É inegável que Porto Alegre foi novamente a sede ideal para o Fórum. E voltará a sê-lo no próximo ano. Dificilmente se encontraria hoje no mundo uma cidade como a capital do Rio Grande do Sul onde o Governador do Estado e o Perfeito encabeçaram os grandes desfiles, identificados com as aspirações dos manifestantes e a sua recusa da ordem imperial. Mas ombro a ombro com a gente gaúcha marcharam brasileiros de todos os Estados e milhares de homens e mulheres vindos dos quatro cantos da Terra, carregando o protesto e a esperança de movimentos e organizações dispostos a fazer a demonstração de que «outro mundo é possível».
Foi esse estrondo de um clamor popular de significado universal que ecoou pelo mundo, carregando mensagens que chegaram até aos responsáveis pelo desgoverno do planeta e pela pobreza crescente de países que cuja população representa quatro quintos da humanidade.

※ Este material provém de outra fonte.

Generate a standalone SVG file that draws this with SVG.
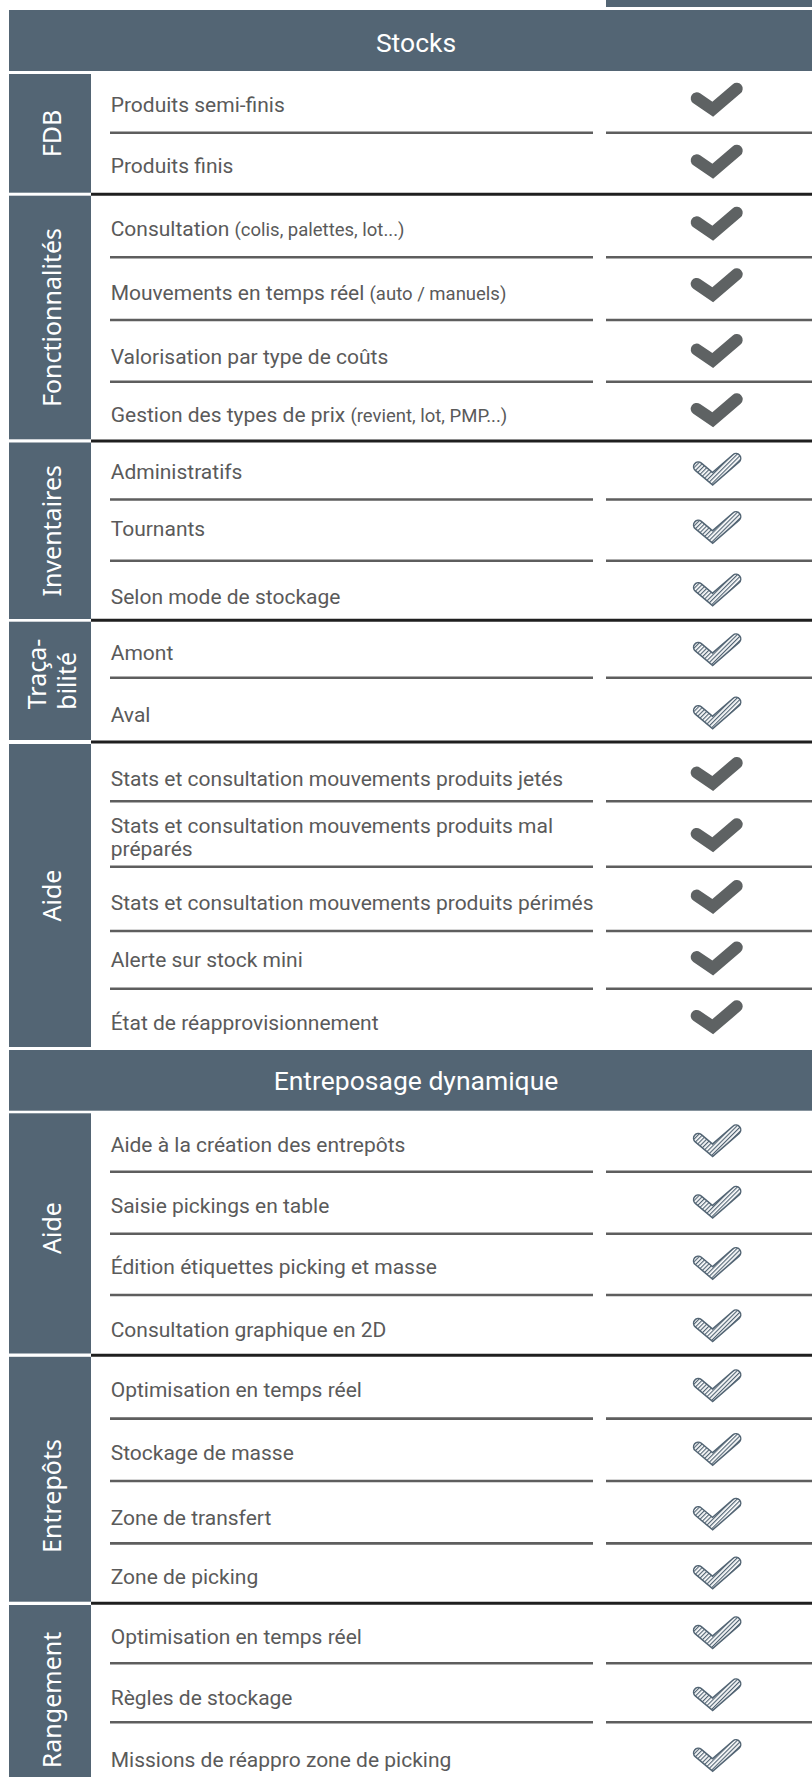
<svg xmlns="http://www.w3.org/2000/svg" width="812" height="1777" viewBox="0 0 812 1777">
<style>
.side{fill:#536574}
.hdr{fill:#536574}
.ht{font-family:Roboto,"Liberation Sans",sans-serif;font-size:26.5px;fill:#ffffff;text-anchor:middle}
.sl{font-family:"Noto Sans","DejaVu Sans",sans-serif;font-size:25px;fill:#ffffff;text-anchor:middle}
.t{font-family:Roboto,"Liberation Sans",sans-serif;font-size:21px;fill:#5a5a5a}
.s{font-size:18.5px}
.thin{stroke:#5e5e5e;stroke-width:2.6;fill:none}
.thick{stroke:#1f1f1f;stroke-width:3;fill:none}
</style>
<defs>
<pattern id="hatch" width="3" height="10" patternUnits="userSpaceOnUse" patternTransform="rotate(45)">
<rect width="3" height="10" fill="#ffffff"/>
<rect x="0" y="0" width="1.2" height="10" fill="#536574"/>
</pattern>
<g id="chk">
<polyline points="-20,-1.9 -4,9 20,-11.5" fill="none" stroke="#5e6263" stroke-width="12" stroke-linecap="round" stroke-linejoin="miter"/>
</g>
<g id="hchk">
<polyline points="-18.5,-2.8 -4.2,9.2 19.2,-11.2" fill="none" stroke="#536574" stroke-width="11" stroke-linecap="round" stroke-linejoin="miter"/>
<polyline points="-18.5,-2.8 -4.2,9.2 19.2,-11.2" fill="none" stroke="url(#hatch)" stroke-width="8" stroke-linecap="round" stroke-linejoin="miter"/>
</g>
</defs>
<rect width="812" height="1777" fill="#ffffff"/>
<rect x="606" y="0" width="206" height="7" class="hdr"/>

<g id="header-stocks">
<rect x="9" y="10" width="803" height="61" class="hdr"/>
<text x="416" y="51.7" class="ht">Stocks</text>
</g>

<g id="connectors">
<g class="thin">
<path d="M110,132.7H593M606,132.7H812"/>
<path d="M110,257.3H593M606,257.3H812"/>
<path d="M110,320H593M606,320H812"/>
<path d="M110,381.7H593M606,381.7H812"/>
<path d="M110,499.5H593M606,499.5H812"/>
<path d="M110,560.8H593M606,560.8H812"/>
<path d="M110,677.8H593M606,677.8H812"/>
<path d="M110,801.3H593M606,801.3H812"/>
<path d="M110,866.7H593M606,866.7H812"/>
<path d="M110,931H593M606,931H812"/>
<path d="M110,988.8H593M606,988.8H812"/>
<path d="M110,1171.7H593M606,1171.7H812"/>
<path d="M110,1233.8H593M606,1233.8H812"/>
<path d="M110,1295H593M606,1295H812"/>
<path d="M110,1418.6H593M606,1418.6H812"/>
<path d="M110,1481H593M606,1481H812"/>
<path d="M110,1543.4H593M606,1543.4H812"/>
<path d="M110,1663.3H593M606,1663.3H812"/>
<path d="M110,1722.3H593M606,1722.3H812"/>
</g>
<g class="thick">
<path d="M91,194.2H812"/>
<path d="M91,440.9H812"/>
<path d="M91,620.3H812"/>
<path d="M91,742H812"/>
<path d="M91,1355.2H812"/>
<path d="M91,1603.3H812"/>
</g>
</g>

<g id="grp-fdb">
<rect x="9" y="74" width="82" height="118.7" class="side"/>
<text transform="translate(61,133.5) rotate(-90)" class="sl">FDB</text>
</g>
<g id="grp-fonctionnalites">
<rect x="9" y="195.7" width="82" height="243.6" class="side"/>
<text transform="translate(61,317.5) rotate(-90)" class="sl">Fonctionnalités</text>
</g>
<g id="grp-inventaires">
<rect x="9" y="442.5" width="82" height="176.5" class="side"/>
<text transform="translate(61,530.8) rotate(-90)" class="sl">Inventaires</text>
</g>
<g id="grp-tracabilite">
<rect x="9" y="621.7" width="82" height="118.3" class="side"/>
<text transform="translate(45.5,674) rotate(-90)" class="sl">Traça-</text>
<text transform="translate(76,680.8) rotate(-90)" class="sl">bilité</text>
</g>
<g id="grp-aide-stocks">
<rect x="9" y="744" width="82" height="303" class="side"/>
<text transform="translate(61,895.5) rotate(-90)" class="sl">Aide</text>
</g>

<g id="header-entreposage">
<rect x="9" y="1050" width="803" height="60.7" class="hdr"/>
<text x="416" y="1090" class="ht">Entreposage dynamique</text>
</g>

<g id="grp-aide-entreposage">
<rect x="9" y="1113.3" width="82" height="240.2" class="side"/>
<text transform="translate(61,1228) rotate(-90)" class="sl">Aide</text>
</g>
<g id="grp-entrepots">
<rect x="9" y="1356.8" width="82" height="244.9" class="side"/>
<text transform="translate(61,1496) rotate(-90)" class="sl">Entrepôts</text>
</g>
<g id="grp-rangement">
<rect x="9" y="1605" width="82" height="172" class="side"/>
<text transform="translate(61,1700) rotate(-90)" class="sl">Rangement</text>
</g>

<g id="rows-text">
<text x="110.7" y="111.5" class="t">Produits semi-finis</text>
<text x="110.7" y="173" class="t">Produits finis</text>
<text x="110.7" y="236" class="t">Consultation <tspan class="s">(colis, palettes, lot...)</tspan></text>
<text x="110.7" y="300" class="t">Mouvements en temps réel <tspan class="s">(auto / manuels)</tspan></text>
<text x="110.7" y="363.5" class="t">Valorisation par type de coûts</text>
<text x="110.7" y="422" class="t">Gestion des types de prix <tspan class="s">(revient, lot, PMP...)</tspan></text>
<text x="110.7" y="478.5" class="t">Administratifs</text>
<text x="110.7" y="536" class="t">Tournants</text>
<text x="110.7" y="603.5" class="t">Selon mode de stockage</text>
<text x="110.7" y="660" class="t">Amont</text>
<text x="110.7" y="722" class="t">Aval</text>
<text x="110.7" y="786" class="t">Stats et consultation mouvements produits jetés</text>
<text x="110.7" y="832.5" class="t">Stats et consultation mouvements produits mal</text>
<text x="110.7" y="856" class="t">préparés</text>
<text x="110.7" y="910" class="t">Stats et consultation mouvements produits périmés</text>
<text x="110.7" y="967" class="t">Alerte sur stock mini</text>
<text x="110.7" y="1030" class="t">État de réapprovisionnement</text>
<text x="110.7" y="1152" class="t">Aide à la création des entrepôts</text>
<text x="110.7" y="1213" class="t">Saisie pickings en table</text>
<text x="110.7" y="1274" class="t">Édition étiquettes picking et masse</text>
<text x="110.7" y="1336.5" class="t">Consultation graphique en 2D</text>
<text x="110.7" y="1396.5" class="t">Optimisation en temps réel</text>
<text x="110.7" y="1460" class="t">Stockage de masse</text>
<text x="110.7" y="1524.5" class="t">Zone de transfert</text>
<text x="110.7" y="1584" class="t">Zone de picking</text>
<text x="110.7" y="1643.5" class="t">Optimisation en temps réel</text>
<text x="110.7" y="1705" class="t">Règles de stockage</text>
<text x="110.7" y="1767" class="t">Missions de réappro zone de picking</text>
</g>

<g id="rows-checks">
<use href="#chk" x="716.7" y="100.2"/>
<use href="#chk" x="716.7" y="162.2"/>
<use href="#chk" x="716.7" y="224.2"/>
<use href="#chk" x="716.7" y="285.8"/>
<use href="#chk" x="716.7" y="351.5"/>
<use href="#chk" x="716.7" y="410.8"/>
<use href="#hchk" x="716.8" y="469.5"/>
<use href="#hchk" x="716.8" y="527.8"/>
<use href="#hchk" x="716.8" y="590.3"/>
<use href="#hchk" x="716.8" y="650"/>
<use href="#hchk" x="716.8" y="713.3"/>
<use href="#chk" x="716.7" y="774.5"/>
<use href="#chk" x="716.7" y="835.8"/>
<use href="#chk" x="716.7" y="897.5"/>
<use href="#chk" x="716.7" y="959"/>
<use href="#chk" x="716.7" y="1017.8"/>
<use href="#hchk" x="716.8" y="1141"/>
<use href="#hchk" x="716.8" y="1202.5"/>
<use href="#hchk" x="716.8" y="1263.7"/>
<use href="#hchk" x="716.8" y="1326"/>
<use href="#hchk" x="716.8" y="1386"/>
<use href="#hchk" x="716.8" y="1449.7"/>
<use href="#hchk" x="716.8" y="1514.4"/>
<use href="#hchk" x="716.8" y="1573.3"/>
<use href="#hchk" x="716.8" y="1633"/>
<use href="#hchk" x="716.8" y="1695"/>
<use href="#hchk" x="716.8" y="1755.8"/>
</g>
</svg>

Uma dessas mensagens inquieta de modo especial os senhores do capital e os
teólogos e ideólogos da globalização neoliberal
glorificada como eterna em Davos, santuário do dinheiro. Nesta época
de perversão desinformativa. Porto Alegre tornou impossível ocultar
uma evidência. O Fórum, ao repudiar a globalização
neoliberal, condenar as guerras imperiais, recusar a ALCA, reafirmar a sua certeza
de que dos choques sociais e económicos e do debate criador em curso
nascerá a alternativa à crise de civilização que
atinge a humanidade permitiu também iluminar uma realidade: na
grande confrontação que opõe a maioria esmagadora da humanidade
à minoria que a oprime e explora, a luta de classes está presente
e desempenha um papel fundamental. Continua a ser o motor da história.